Your budget will be very much intact at this point, but if you’re still committed to bargains, stop by the Red Cross thrift store on Laugavegur. This is where you’ll find firsthand evidence of the resilient beauty of dual-coated Icelandic sheep’s wool. Vintage lopapeysa can be purchased here for a song, or a least a fraction of the cost of a new one from Handknitting Association.
If you need something more suited to a bar crawl or basement show, head to Nostalgía for 1970s sequins and silky slip dresses in neon hues. Let the audacious street style seep into your pores and shed any aversion to mixing prints or fear of piling on layers. Reykjavík style is equal parts practicality and drama, with searing brights keeping spirits up in the winter darkness and cocoon-like silhouettes trapping warmth while cutting an imposing figure.
Night
When day cross-dissolves into dusk, make your way down to Harpa, the prismatic concert hall that anchors the harbor. Walk alongside the water, stopping to admire Sólfarið, the steely, skeletal boat that peers out over the “smoky bay” that gave the city its name.
Land at the plainly named Reykjavik Fish Restaurant, where you’ll find a straightforward menu and striking pendant lamps made from scaly, upcycled skins. There are certainly more gourmet options in town, but after a day spent shivering and shopping, their perfectly prepared fish and chips hit the spot. Even better? They will let you order every single one of their delicious skyr-based sauces on the side.

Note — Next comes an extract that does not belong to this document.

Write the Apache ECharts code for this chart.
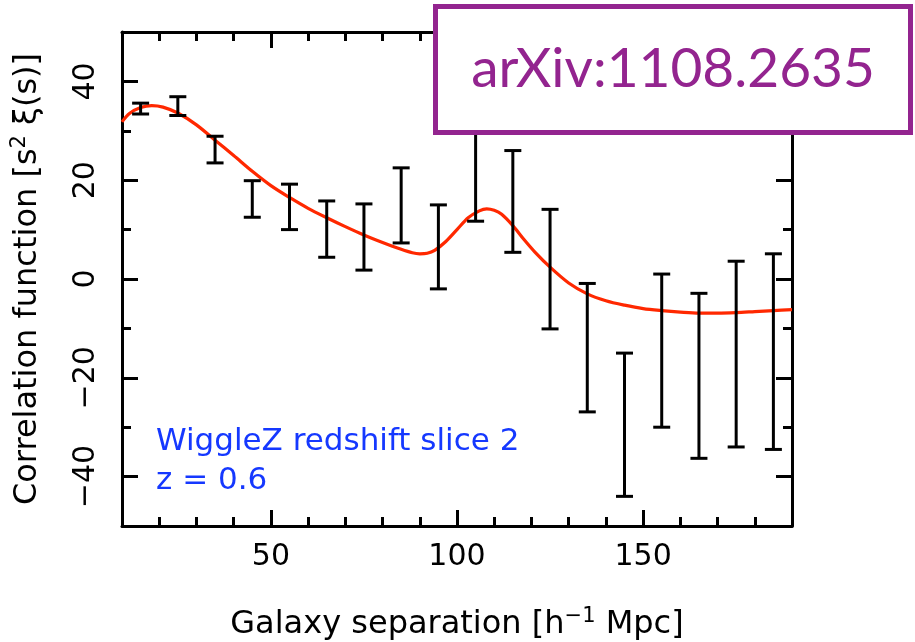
<!DOCTYPE html>
<html>
<head>
<meta charset="utf-8">
<script src="https://cdn.jsdelivr.net/npm/echarts@6/dist/echarts.min.js"></script>
<style>
  html, body { margin: 0; padding: 0; background: #fff; }
  #chart { width: 915px; height: 642px; }
</style>
</head>
<body>
<div id="chart"></div>
<script>
// Galaxy separation bins [h^-1 Mpc]
const separation = [15, 25, 35, 45, 55, 65, 75, 85, 95, 105, 115, 125, 135, 145, 155, 165, 175, 185];
// Measured s^2 xi(s) and its 1-sigma error
const xiMeasured = [34.5, 35.0, 26.2, 16.2, 14.6, 10.1, 8.5, 14.9, 6.5, 21.2, 15.7, 2.0, -13.9, -29.5, -14.5, -19.6, -15.2, -14.7];
const xiError = [1.1, 1.9, 2.7, 3.7, 4.6, 5.7, 6.7, 7.6, 8.5, 9.5, 10.3, 12.1, 13.0, 14.5, 15.5, 16.7, 18.8, 19.8];

// Best-fitting model curve
const modelSeparation = [10, 12, 15, 18, 21, 25, 30, 35, 40, 45, 50, 55, 60, 65, 70, 75, 80, 85, 88, 90, 92, 94, 97, 100, 103, 106, 108, 110, 112, 115, 118, 121, 125, 130, 135, 140, 145, 150, 155, 160, 165, 170, 175, 180, 185, 190];
const modelXi = [31.8, 33.5, 34.7, 35.1, 34.8, 33.6, 31.2, 28.1, 25.0, 21.8, 18.9, 16.5, 14.3, 12.4, 10.6, 8.9, 7.4, 6.0, 5.3, 5.1, 5.2, 5.8, 7.6, 10.0, 12.4, 13.8, 14.2, 13.9, 13.1, 10.8, 8.0, 5.4, 2.4, -0.8, -3.0, -4.4, -5.3, -6.0, -6.4, -6.7, -6.9, -6.9, -6.8, -6.6, -6.4, -6.2];

// Axis tick labels
const xTickLabels = [50, 100, 150];
const yTickLabels = [-40, -20, 0, 20, 40];

const FONT = 'DejaVu Sans';
const INK = '#000000';

const chart = echarts.init(document.getElementById('chart'), null, { renderer: 'canvas' });

function majorX(position, withLabels, extra) {
  return Object.assign({
    type: 'value', min: 10, max: 190, position: position,
    axisLine: { show: true, onZero: false, lineStyle: { color: INK, width: 3 } },
    axisTick: { show: true, inside: true, length: 16, customValues: xTickLabels, lineStyle: { color: INK, width: 3 } },
    axisLabel: withLabels ? {
      show: true, customValues: xTickLabels, margin: 16,
      color: INK, fontFamily: FONT, fontSize: 30
    } : { show: false },
    splitLine: { show: false }
  }, extra || {});
}
function minorX(position) {
  return {
    type: 'value', min: 10, max: 190, interval: 10, position: position,
    axisLine: { show: false, onZero: false },
    axisTick: { show: true, inside: true, length: 9, lineStyle: { color: INK, width: 3 } },
    axisLabel: { show: false },
    splitLine: { show: false }
  };
}
function majorY(position, withLabels, extra) {
  return Object.assign({
    type: 'value', min: -50, max: 50, position: position,
    axisLine: { show: true, onZero: false, lineStyle: { color: INK, width: 3 } },
    axisTick: { show: true, inside: true, length: 16, customValues: yTickLabels, lineStyle: { color: INK, width: 3 } },
    axisLabel: withLabels ? {
      show: true, customValues: yTickLabels, rotate: 90, margin: 21,
      color: INK, fontFamily: FONT, fontSize: 30,
      formatter: v => String(v).replace('-', '\u2212')
    } : { show: false },
    splitLine: { show: false }
  }, extra || {});
}
function minorY(position) {
  return {
    type: 'value', min: -50, max: 50, interval: 10, position: position,
    axisLine: { show: false, onZero: false },
    axisTick: { show: true, inside: true, length: 9, lineStyle: { color: INK, width: 3 } },
    axisLabel: { show: false },
    splitLine: { show: false }
  };
}

const supStyle = { fontFamily: FONT, fontSize: 21, color: INK, verticalAlign: 'top', lineHeight: 37 };

const option = {
  backgroundColor: '#ffffff',
  animation: false,
  grid: { left: 122, right: 123, top: 32, bottom: 116, containLabel: false, outerBoundsMode: 'none' },
  xAxis: [
    majorX('bottom', true, {
      name: 'Galaxy separation [h{sup|\u22121} Mpc]',
      nameLocation: 'middle', nameGap: 80,
      nameTextStyle: {
        fontFamily: FONT, fontSize: 32, color: INK, lineHeight: 37,
        rich: { sup: supStyle }
      }
    }),
    minorX('bottom'),
    majorX('top', false),
    minorX('top')
  ],
  yAxis: [
    majorY('left', true, {
      name: 'Correlation function [s{sup|2} \u03be(s)]',
      nameLocation: 'middle', nameGap: 76, nameRotate: 90,
      nameTextStyle: {
        fontFamily: FONT, fontSize: 32, color: INK, lineHeight: 37,
        rich: { sup: supStyle }
      }
    }),
    minorY('left'),
    majorY('right', false),
    minorY('right')
  ],
  series: [
    {
      name: 'model',
      type: 'line',
      xAxisIndex: 0, yAxisIndex: 0,
      data: modelSeparation.map((s, i) => [s, modelXi[i]]),
      smooth: 0.3,
      showSymbol: false,
      symbol: 'none',
      lineStyle: { color: '#ff2800', width: 3.2 },
      z: 3
    },
    {
      name: 'data',
      type: 'custom',
      xAxisIndex: 0, yAxisIndex: 0,
      data: separation.map((s, i) => [s, xiMeasured[i] - xiError[i], xiMeasured[i] + xiError[i]]),
      renderItem: function (params, api) {
        const lo = api.coord([api.value(0), api.value(1)]);
        const hi = api.coord([api.value(0), api.value(2)]);
        const half = 8.5;
        const style = { stroke: INK, lineWidth: 3, fill: null };
        return {
          type: 'group',
          children: [
            { type: 'line', shape: { x1: lo[0], y1: lo[1], x2: hi[0], y2: hi[1] }, style: style },
            { type: 'line', shape: { x1: lo[0] - half, y1: lo[1], x2: lo[0] + half, y2: lo[1] }, style: style },
            { type: 'line', shape: { x1: hi[0] - half, y1: hi[1], x2: hi[0] + half, y2: hi[1] }, style: style }
          ]
        };
      },
      z: 4
    }
  ],
  graphic: [
    {
      type: 'text', left: 156, top: 426, z: 20,
      style: { text: 'WiggleZ redshift slice 2', fill: '#1538ff', font: '31px "DejaVu Sans"' }
    },
    {
      type: 'text', left: 156, top: 465, z: 20,
      style: { text: 'z = 0.6', fill: '#1538ff', font: '31px "DejaVu Sans"' }
    },
    {
      type: 'rect', z: 30,
      shape: { x: 435.5, y: 6.5, width: 475, height: 126 },
      style: { fill: '#ffffff', stroke: '#93248f', lineWidth: 5 }
    },
    {
      type: 'text', z: 31, x: 673, y: 69,
      style: {
        text: 'arXiv:1108.2635', fill: '#93248f',
        font: '55px Lato', align: 'center', verticalAlign: 'middle'
      }
    }
  ]
};

chart.setOption(option);
</script>
</body>
</html>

Zig-zag back through town toward KEX Hostel, keeping an ear out for the men’s choir that rehearses in ultra cozy Kaffibarrin on Monday nights. Refuel with a local lager while you plot your next move, or settle in for the evening nestled among vintage needlepoint pillows and an absurdly good-looking crowd. There is usually something happening right at the hostel, and with a mixed crowd of travelers and locals, it’s the perfect spot to people watch or make new friends. Don’t be shy—you’ll want plenty of reasons to return.
I love these wonderfully descriptive tours!
And I love Cirilia Rose! Her book is one of my favorites! So nice to see what she is doing now!
And I loved Iceland! We didn’t spend time in Reykjavik, and this post makes me want to return.
Jock full of info and wonderfully written (with perfectly placed asides). Where to next?
p.s. I spy granny stripes.
I hope there’s another trip to Iceland in my future, because I LOVED my first, a decade ago. Meanwhile, thanks for giving me a (virtual) return tour.
Oh, I’m so happy! I love Cirilia Rose! Good job bringing her on board, Ann and Kay!
Cirillia. Thx for the article. Will use the info as I knit and Crichet my way thru Iceland. It’s on my Bucket List.
Celia
Iceland allows whaling. A good reason to boycott visiting.
The Google Map doesn’t seem to be working…
that google map link brings up an empty page.
We spent 3 wonderful, windy days here a couple of years ago and it was wonderful! Rented a car and drove around a bit before taking a tour. And yes, I bought yarn – even at the airport!!!
TRAVEL GOALS!! This sounds like a dream, wishing to visit Iceland one day myself… Maybe even without kids! …A girl can dream… LOL!
The best place to buy yarn in Iceland? The supermarkets! Seriously! Took me awhile to figure this out but that is where the fabulous selections are to be found.
Reykjavik is a knitter’s dream with great bookshops as well! I love it!